After sinking millions into a hotel project and getting City Council approval, restaurateur Michael McCarty lost his bid in the November, 1990, election to build a luxurious, 160-room hotel and community center. Santa Monica voters rejected his--or any--new hotel on the sand.

McCarty tried to circumvent the local vote by appealing to the Legislature last year to take back operating control of the property. He contended that Santa Monica wasn't managing it properly as a moneymaking venture, according to its agreement with the state.

The state has ultimate control over Santa Monica's beaches, which are run by the city under a long-term operating agreement.

In sponsoring an amendment providing for state intervention on McCarty's behalf, State Sen. Robert Presley (D-Riverside) said Santa Monica had acted illegally in putting a matter involving state land before local voters.

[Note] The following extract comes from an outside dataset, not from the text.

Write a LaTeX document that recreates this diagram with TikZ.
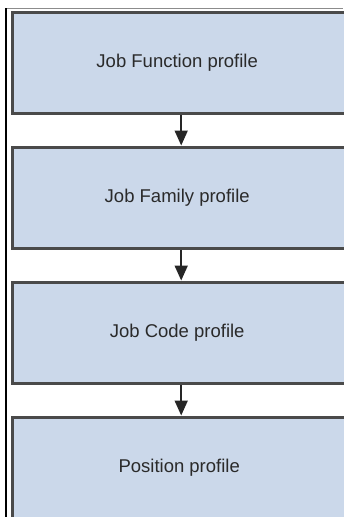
\documentclass[tikz,border=0pt]{standalone}
\usepackage{fontspec}
\setmainfont{Liberation Sans}
\usetikzlibrary{arrows.meta}
\definecolor{boxfill}{HTML}{CBD8EA}
\definecolor{boxedge}{HTML}{4A4A4A}
\definecolor{labeltext}{HTML}{2A2A2A}
\begin{document}
\begin{tikzpicture}[x=1pt,y=-1pt,
  profilebox/.style={draw=boxedge,line width=3.4pt,fill=boxfill,minimum width=338pt,minimum height=101pt,anchor=north west,font=\fontsize{18.5}{21}\selectfont,text=labeltext,inner sep=0pt},
  link/.style={line width=1.8pt,draw=black!85,-{Triangle[length=15pt,width=13pt]},shorten >=0pt}]
\useasboundingbox (0,0) rectangle (343,517);
\draw[line width=0.8pt,black!45] (6,8) -- (343,8);
\draw[line width=1.4pt,black] (6,8) -- (6,517);
\node[profilebox] (f) at (10.5,10.5) {Job Function profile\hspace*{8pt}};
\node[profilebox] (fa) at (10.5,145.5) {Job Family profile\hspace*{8pt}};
\node[profilebox] (c) at (10.5,280.5) {Job Code profile\hspace*{8pt}};
\node[profilebox] (p) at (10.5,415.5) {Position profile\hspace*{4pt}};
\draw[link] (f.south) -- (fa.north);
\draw[link] (fa.south) -- (c.north);
\draw[link] (c.south) -- (p.north);
\end{tikzpicture}
\end{document}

Presley's amendment was approved without debate in the chaotic closing hours of the legislative session last fall. When Santa Monica officials and residents learned of the measure, they vigorously pressed Wilson to veto it.

Without commenting on the merits of the amendment, the governor eventually vetoed the entire parks appropriations bill, to which Presley's measure was attached.

Shut out again, McCarty filed a lawsuit against Santa Monica, saying the city reneged on a contract with him to build the hotel.

McCarty has filed for bankruptcy protection in New York, the location of one of his restaurants. Joseph Lawrence, assistant city attorney in Santa Monica, said the lawsuit is on hold pending resolution of the bankruptcy case.

Santa Monica City Atty. Robert M. Myers has said McCarty's suit against the city is weak because McCarty agreed to put his hotel project to a popular vote.

An attorney for McCarty contends, however, that local voters do not have jurisdiction on matters involving state-owned property.

Rosenthal aide Colleen Beamish said the senator proposed the bill in case a court rules that Santa Monica had no right to vote on the hotel project. "Our fear is that would open a window of opportunity for a similar project to rear its ugly head," Beamish said.

The city of Santa Monica took no position on Rosenthal's bill because officials believe a local ordinance is sufficient to protect the beach from hotel development, said City Manager John Jalili.

Had McCarty's hotel been built, an estimated $3 million in taxes and fees would have flowed to Santa Monica each year, including $1 million for the fund used to maintain and improve the beaches.

Until the Sand and Sea Club was evicted from the property after a long tenancy, it brought in $250,000 a year in rent to the Santa Monica treasury.

Since the city of Santa Monica took over management of the property, it has been an overall drain on resources, initially costing about $300,000 to renovate.

It has been open to the public this summer, drawing an average of just 120 paying customers a week in July, but it has been attracting 800 a week this month.

Assistant City Manager Lynne Barrette said that the facility will be able to cover its expenses if it can sustain that level of patronage. Overall figures for the year on the costs and revenue from the club were not available.

Admission to the facility is $2 for adults and $1 for children during the week and double that on weekends. The fees entitle a visitor to use the showers and restroom facilities at the club.